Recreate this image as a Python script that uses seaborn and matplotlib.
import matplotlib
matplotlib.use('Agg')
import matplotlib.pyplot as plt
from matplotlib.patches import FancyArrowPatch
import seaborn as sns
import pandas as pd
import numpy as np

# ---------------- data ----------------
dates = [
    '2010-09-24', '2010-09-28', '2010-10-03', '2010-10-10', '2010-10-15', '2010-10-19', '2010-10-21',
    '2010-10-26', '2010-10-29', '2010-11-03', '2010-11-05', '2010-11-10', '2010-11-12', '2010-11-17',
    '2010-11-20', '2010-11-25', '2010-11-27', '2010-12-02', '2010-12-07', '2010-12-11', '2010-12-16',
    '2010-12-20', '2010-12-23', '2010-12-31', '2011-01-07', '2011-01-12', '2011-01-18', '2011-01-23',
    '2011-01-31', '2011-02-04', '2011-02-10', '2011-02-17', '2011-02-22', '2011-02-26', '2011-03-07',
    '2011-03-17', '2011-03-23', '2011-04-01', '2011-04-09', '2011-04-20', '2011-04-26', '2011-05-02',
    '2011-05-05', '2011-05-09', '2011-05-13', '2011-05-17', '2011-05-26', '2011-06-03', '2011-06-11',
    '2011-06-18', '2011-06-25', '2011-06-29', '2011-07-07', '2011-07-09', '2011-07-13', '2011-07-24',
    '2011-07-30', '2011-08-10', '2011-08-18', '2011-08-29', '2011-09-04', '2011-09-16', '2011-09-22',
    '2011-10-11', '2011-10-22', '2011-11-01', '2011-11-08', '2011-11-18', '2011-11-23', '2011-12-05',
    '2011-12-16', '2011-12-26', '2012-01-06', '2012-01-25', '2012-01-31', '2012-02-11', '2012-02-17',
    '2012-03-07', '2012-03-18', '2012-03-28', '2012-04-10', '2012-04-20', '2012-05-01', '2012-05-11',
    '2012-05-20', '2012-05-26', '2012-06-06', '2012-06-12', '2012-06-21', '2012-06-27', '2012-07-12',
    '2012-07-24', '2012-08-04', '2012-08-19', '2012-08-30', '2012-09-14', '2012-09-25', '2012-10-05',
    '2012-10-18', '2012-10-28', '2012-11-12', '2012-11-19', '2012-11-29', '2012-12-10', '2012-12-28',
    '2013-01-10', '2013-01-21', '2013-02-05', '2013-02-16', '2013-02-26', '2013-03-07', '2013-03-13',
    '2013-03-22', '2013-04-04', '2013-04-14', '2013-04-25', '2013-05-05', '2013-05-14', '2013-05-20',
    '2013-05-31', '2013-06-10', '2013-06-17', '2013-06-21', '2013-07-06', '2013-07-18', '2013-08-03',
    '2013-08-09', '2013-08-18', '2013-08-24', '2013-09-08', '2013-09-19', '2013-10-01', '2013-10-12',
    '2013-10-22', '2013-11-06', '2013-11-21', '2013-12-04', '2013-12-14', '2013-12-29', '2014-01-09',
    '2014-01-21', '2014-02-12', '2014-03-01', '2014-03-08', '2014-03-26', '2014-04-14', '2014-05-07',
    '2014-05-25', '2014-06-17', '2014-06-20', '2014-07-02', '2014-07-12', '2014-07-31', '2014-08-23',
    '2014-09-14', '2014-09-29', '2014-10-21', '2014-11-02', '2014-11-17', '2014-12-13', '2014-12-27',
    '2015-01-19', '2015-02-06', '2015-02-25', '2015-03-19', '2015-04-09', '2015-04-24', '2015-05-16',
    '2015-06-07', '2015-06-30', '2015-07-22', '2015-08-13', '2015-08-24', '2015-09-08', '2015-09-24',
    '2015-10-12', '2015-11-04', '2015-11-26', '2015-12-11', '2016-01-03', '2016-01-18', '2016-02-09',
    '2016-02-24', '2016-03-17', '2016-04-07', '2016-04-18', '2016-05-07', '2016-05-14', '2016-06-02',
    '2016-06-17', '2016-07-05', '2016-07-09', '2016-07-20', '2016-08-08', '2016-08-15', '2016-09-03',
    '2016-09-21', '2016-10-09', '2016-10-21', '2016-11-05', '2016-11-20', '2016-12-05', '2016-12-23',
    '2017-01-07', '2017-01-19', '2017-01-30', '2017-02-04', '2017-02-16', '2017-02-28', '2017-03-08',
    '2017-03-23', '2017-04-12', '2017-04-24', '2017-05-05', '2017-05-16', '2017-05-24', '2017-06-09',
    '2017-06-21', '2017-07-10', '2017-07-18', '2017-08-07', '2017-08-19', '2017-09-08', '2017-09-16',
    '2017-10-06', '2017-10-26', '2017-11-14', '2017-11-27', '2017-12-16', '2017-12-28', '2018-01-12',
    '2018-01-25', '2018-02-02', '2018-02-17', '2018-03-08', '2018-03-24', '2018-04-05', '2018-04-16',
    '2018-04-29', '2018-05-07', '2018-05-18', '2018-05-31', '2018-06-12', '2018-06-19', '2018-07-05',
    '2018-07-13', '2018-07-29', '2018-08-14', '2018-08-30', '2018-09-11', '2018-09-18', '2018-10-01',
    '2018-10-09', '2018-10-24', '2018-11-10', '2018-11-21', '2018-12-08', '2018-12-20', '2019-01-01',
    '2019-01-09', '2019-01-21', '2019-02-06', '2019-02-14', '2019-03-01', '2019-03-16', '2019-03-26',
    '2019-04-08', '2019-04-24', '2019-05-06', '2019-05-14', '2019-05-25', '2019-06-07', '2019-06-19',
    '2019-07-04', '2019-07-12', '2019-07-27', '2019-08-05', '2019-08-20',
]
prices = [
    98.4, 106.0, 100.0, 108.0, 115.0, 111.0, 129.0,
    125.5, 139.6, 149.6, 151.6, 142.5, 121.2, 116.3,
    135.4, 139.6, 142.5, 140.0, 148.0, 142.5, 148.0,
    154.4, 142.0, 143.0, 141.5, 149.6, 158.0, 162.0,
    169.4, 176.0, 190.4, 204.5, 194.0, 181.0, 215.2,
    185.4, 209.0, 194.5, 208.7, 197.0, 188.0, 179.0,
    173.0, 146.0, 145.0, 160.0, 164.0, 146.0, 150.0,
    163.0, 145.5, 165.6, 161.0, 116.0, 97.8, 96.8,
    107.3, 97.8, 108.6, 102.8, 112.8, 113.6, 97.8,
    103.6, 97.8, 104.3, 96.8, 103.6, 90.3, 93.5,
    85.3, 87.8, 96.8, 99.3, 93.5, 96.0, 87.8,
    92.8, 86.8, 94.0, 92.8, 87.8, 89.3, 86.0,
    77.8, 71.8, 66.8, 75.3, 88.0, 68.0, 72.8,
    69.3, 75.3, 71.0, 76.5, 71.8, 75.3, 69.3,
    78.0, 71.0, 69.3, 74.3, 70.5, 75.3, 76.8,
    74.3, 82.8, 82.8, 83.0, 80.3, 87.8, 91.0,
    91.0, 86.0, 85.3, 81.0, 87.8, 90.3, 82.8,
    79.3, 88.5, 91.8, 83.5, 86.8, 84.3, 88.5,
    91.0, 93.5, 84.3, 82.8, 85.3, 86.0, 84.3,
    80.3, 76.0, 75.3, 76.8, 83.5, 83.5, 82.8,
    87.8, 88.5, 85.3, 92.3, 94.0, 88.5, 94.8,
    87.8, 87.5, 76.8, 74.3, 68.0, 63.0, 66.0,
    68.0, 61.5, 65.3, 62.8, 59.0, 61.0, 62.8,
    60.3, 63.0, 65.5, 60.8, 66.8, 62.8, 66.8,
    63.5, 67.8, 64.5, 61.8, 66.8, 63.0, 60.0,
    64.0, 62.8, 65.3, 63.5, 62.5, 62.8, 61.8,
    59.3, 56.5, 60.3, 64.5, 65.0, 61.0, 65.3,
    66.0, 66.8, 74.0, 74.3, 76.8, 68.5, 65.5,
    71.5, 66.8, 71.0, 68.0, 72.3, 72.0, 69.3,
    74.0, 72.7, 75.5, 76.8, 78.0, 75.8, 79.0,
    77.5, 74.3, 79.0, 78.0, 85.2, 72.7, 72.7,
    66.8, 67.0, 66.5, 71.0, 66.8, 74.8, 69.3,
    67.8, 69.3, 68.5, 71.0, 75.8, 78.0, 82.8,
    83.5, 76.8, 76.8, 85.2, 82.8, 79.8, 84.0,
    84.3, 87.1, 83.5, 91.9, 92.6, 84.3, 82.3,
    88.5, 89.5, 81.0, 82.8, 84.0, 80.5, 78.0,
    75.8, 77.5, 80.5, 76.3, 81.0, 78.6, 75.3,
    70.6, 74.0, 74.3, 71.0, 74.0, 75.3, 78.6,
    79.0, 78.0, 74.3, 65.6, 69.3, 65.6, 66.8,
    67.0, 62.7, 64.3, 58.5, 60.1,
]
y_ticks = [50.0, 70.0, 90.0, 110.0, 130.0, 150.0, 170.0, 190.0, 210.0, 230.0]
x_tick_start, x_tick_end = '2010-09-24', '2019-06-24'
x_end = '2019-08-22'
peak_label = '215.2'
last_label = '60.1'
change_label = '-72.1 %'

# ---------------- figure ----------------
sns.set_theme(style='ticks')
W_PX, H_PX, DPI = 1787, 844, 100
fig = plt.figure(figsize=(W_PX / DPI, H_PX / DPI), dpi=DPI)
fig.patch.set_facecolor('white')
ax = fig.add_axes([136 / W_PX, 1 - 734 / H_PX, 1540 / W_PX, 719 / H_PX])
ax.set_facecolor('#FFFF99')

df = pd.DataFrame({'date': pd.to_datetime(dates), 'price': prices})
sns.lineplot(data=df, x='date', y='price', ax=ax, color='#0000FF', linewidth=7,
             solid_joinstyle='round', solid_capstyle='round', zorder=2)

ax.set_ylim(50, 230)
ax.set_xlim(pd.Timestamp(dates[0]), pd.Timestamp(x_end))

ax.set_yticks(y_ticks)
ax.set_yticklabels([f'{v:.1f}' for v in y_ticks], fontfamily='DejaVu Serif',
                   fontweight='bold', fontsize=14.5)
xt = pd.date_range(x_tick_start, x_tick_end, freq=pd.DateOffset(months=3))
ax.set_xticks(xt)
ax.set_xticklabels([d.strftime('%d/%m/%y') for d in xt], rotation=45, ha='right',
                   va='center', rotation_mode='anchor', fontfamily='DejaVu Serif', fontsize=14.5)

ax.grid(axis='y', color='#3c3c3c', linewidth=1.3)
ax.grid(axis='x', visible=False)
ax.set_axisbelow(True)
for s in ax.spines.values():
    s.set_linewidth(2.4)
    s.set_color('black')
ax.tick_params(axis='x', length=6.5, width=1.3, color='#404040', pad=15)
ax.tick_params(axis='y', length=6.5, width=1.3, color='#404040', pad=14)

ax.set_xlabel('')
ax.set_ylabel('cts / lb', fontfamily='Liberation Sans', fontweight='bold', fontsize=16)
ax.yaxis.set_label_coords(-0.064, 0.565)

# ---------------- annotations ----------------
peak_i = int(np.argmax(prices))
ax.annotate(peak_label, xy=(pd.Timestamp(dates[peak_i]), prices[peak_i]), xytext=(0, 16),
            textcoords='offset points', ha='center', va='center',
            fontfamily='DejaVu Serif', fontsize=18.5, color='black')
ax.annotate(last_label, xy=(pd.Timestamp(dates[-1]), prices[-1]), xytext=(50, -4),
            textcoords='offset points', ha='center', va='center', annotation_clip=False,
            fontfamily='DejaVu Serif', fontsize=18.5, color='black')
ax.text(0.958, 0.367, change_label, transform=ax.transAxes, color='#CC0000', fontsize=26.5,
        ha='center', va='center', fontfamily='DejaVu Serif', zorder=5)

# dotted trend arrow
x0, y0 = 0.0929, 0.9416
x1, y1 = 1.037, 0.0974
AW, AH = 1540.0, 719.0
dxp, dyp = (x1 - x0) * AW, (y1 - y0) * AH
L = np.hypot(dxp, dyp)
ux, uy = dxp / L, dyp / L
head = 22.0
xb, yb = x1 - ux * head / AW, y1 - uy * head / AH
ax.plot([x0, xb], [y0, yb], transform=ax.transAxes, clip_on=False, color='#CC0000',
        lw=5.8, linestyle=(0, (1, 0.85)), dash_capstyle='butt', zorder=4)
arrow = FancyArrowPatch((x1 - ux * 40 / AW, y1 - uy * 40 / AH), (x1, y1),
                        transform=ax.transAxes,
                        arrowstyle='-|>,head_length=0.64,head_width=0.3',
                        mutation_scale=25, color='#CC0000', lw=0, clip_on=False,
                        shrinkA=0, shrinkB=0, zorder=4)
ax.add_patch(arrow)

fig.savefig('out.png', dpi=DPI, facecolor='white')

━━━━━━━━━━━━━━━━━━━━

:: INSTRUCTIONS FOR THE TASK ::
Scan the material for lines with the word "matplotlib", and copy each line you find.

:: OUTPUT OF THE TASK ::
Recreate this image as a Python script that uses seaborn and matplotlib.
import matplotlib
matplotlib.use('Agg')
import matplotlib.pyplot as plt
from matplotlib.patches import FancyArrowPatch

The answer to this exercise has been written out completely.